# [Brief]
Repeat the listing in full, exactly as it stands.

________________________________________

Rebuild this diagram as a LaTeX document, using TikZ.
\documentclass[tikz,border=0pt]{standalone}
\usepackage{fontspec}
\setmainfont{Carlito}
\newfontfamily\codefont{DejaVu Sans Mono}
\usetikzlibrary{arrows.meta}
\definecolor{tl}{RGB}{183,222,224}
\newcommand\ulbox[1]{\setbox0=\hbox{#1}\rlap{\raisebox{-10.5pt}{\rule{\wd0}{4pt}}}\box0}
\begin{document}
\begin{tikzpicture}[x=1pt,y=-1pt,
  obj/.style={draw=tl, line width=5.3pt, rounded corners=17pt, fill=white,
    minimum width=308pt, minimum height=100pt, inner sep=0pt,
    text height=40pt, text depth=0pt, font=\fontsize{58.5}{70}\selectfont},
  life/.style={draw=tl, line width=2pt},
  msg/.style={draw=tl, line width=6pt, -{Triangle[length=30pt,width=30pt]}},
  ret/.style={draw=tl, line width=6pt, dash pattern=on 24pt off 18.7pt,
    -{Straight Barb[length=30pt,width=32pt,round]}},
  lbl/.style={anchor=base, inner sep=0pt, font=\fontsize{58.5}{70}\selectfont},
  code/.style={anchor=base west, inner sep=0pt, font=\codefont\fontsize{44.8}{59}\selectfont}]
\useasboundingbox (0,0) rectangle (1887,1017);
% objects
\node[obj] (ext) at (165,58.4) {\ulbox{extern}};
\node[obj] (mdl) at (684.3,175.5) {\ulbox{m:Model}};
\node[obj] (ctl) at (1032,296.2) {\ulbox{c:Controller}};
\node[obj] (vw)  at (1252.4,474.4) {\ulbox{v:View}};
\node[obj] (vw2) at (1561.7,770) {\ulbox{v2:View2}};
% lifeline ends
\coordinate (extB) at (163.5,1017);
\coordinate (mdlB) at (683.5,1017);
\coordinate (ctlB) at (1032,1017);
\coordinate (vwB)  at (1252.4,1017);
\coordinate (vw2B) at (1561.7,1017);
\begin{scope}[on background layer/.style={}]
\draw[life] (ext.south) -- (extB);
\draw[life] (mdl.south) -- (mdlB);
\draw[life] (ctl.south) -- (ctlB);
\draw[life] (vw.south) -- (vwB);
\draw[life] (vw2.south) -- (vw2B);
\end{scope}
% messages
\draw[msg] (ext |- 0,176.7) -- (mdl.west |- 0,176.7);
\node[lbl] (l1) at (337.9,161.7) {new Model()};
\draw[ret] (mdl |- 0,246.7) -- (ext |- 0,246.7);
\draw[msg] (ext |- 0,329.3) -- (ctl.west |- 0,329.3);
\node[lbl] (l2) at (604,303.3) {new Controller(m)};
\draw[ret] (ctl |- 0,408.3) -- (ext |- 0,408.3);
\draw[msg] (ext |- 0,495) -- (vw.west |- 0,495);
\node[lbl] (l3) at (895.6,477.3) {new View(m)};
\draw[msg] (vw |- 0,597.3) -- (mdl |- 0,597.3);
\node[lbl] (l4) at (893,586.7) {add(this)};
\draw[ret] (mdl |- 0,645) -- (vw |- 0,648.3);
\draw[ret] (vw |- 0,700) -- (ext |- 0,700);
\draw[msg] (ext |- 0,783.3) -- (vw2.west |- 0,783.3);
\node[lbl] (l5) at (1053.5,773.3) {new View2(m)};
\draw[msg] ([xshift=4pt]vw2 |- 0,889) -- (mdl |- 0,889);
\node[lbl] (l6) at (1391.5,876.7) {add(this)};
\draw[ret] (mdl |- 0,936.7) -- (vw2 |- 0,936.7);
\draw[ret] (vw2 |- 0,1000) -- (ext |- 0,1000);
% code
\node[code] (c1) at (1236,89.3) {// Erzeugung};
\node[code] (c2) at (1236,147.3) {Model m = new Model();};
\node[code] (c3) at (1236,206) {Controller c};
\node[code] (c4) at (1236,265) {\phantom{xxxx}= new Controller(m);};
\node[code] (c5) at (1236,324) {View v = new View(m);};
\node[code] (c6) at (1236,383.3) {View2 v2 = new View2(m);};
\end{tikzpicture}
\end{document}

________________________________________

# [Output of the task]
Rebuild this diagram as a LaTeX document, using TikZ.
\documentclass[tikz,border=0pt]{standalone}
\usepackage{fontspec}
\setmainfont{Carlito}
\newfontfamily\codefont{DejaVu Sans Mono}
\usetikzlibrary{arrows.meta}
\definecolor{tl}{RGB}{183,222,224}
\newcommand\ulbox[1]{\setbox0=\hbox{#1}\rlap{\raisebox{-10.5pt}{\rule{\wd0}{4pt}}}\box0}
\begin{document}
\begin{tikzpicture}[x=1pt,y=-1pt,
  obj/.style={draw=tl, line width=5.3pt, rounded corners=17pt, fill=white,
    minimum width=308pt, minimum height=100pt, inner sep=0pt,
    text height=40pt, text depth=0pt, font=\fontsize{58.5}{70}\selectfont},
  life/.style={draw=tl, line width=2pt},
  msg/.style={draw=tl, line width=6pt, -{Triangle[length=30pt,width=30pt]}},
  ret/.style={draw=tl, line width=6pt, dash pattern=on 24pt off 18.7pt,
    -{Straight Barb[length=30pt,width=32pt,round]}},
  lbl/.style={anchor=base, inner sep=0pt, font=\fontsize{58.5}{70}\selectfont},
  code/.style={anchor=base west, inner sep=0pt, font=\codefont\fontsize{44.8}{59}\selectfont}]
\useasboundingbox (0,0) rectangle (1887,1017);
% objects
\node[obj] (ext) at (165,58.4) {\ulbox{extern}};
\node[obj] (mdl) at (684.3,175.5) {\ulbox{m:Model}};
\node[obj] (ctl) at (1032,296.2) {\ulbox{c:Controller}};
\node[obj] (vw)  at (1252.4,474.4) {\ulbox{v:View}};
\node[obj] (vw2) at (1561.7,770) {\ulbox{v2:View2}};
% lifeline ends
\coordinate (extB) at (163.5,1017);
\coordinate (mdlB) at (683.5,1017);
\coordinate (ctlB) at (1032,1017);
\coordinate (vwB)  at (1252.4,1017);
\coordinate (vw2B) at (1561.7,1017);
\begin{scope}[on background layer/.style={}]
\draw[life] (ext.south) -- (extB);
\draw[life] (mdl.south) -- (mdlB);
\draw[life] (ctl.south) -- (ctlB);
\draw[life] (vw.south) -- (vwB);
\draw[life] (vw2.south) -- (vw2B);
\end{scope}
% messages
\draw[msg] (ext |- 0,176.7) -- (mdl.west |- 0,176.7);
\node[lbl] (l1) at (337.9,161.7) {new Model()};
\draw[ret] (mdl |- 0,246.7) -- (ext |- 0,246.7);
\draw[msg] (ext |- 0,329.3) -- (ctl.west |- 0,329.3);
\node[lbl] (l2) at (604,303.3) {new Controller(m)};
\draw[ret] (ctl |- 0,408.3) -- (ext |- 0,408.3);
\draw[msg] (ext |- 0,495) -- (vw.west |- 0,495);
\node[lbl] (l3) at (895.6,477.3) {new View(m)};
\draw[msg] (vw |- 0,597.3) -- (mdl |- 0,597.3);
\node[lbl] (l4) at (893,586.7) {add(this)};
\draw[ret] (mdl |- 0,645) -- (vw |- 0,648.3);
\draw[ret] (vw |- 0,700) -- (ext |- 0,700);
\draw[msg] (ext |- 0,783.3) -- (vw2.west |- 0,783.3);
\node[lbl] (l5) at (1053.5,773.3) {new View2(m)};
\draw[msg] ([xshift=4pt]vw2 |- 0,889) -- (mdl |- 0,889);
\node[lbl] (l6) at (1391.5,876.7) {add(this)};
\draw[ret] (mdl |- 0,936.7) -- (vw2 |- 0,936.7);
\draw[ret] (vw2 |- 0,1000) -- (ext |- 0,1000);
% code
\node[code] (c1) at (1236,89.3) {// Erzeugung};
\node[code] (c2) at (1236,147.3) {Model m = new Model();};
\node[code] (c3) at (1236,206) {Controller c};
\node[code] (c4) at (1236,265) {\phantom{xxxx}= new Controller(m);};
\node[code] (c5) at (1236,324) {View v = new View(m);};
\node[code] (c6) at (1236,383.3) {View2 v2 = new View2(m);};
\end{tikzpicture}
\end{document}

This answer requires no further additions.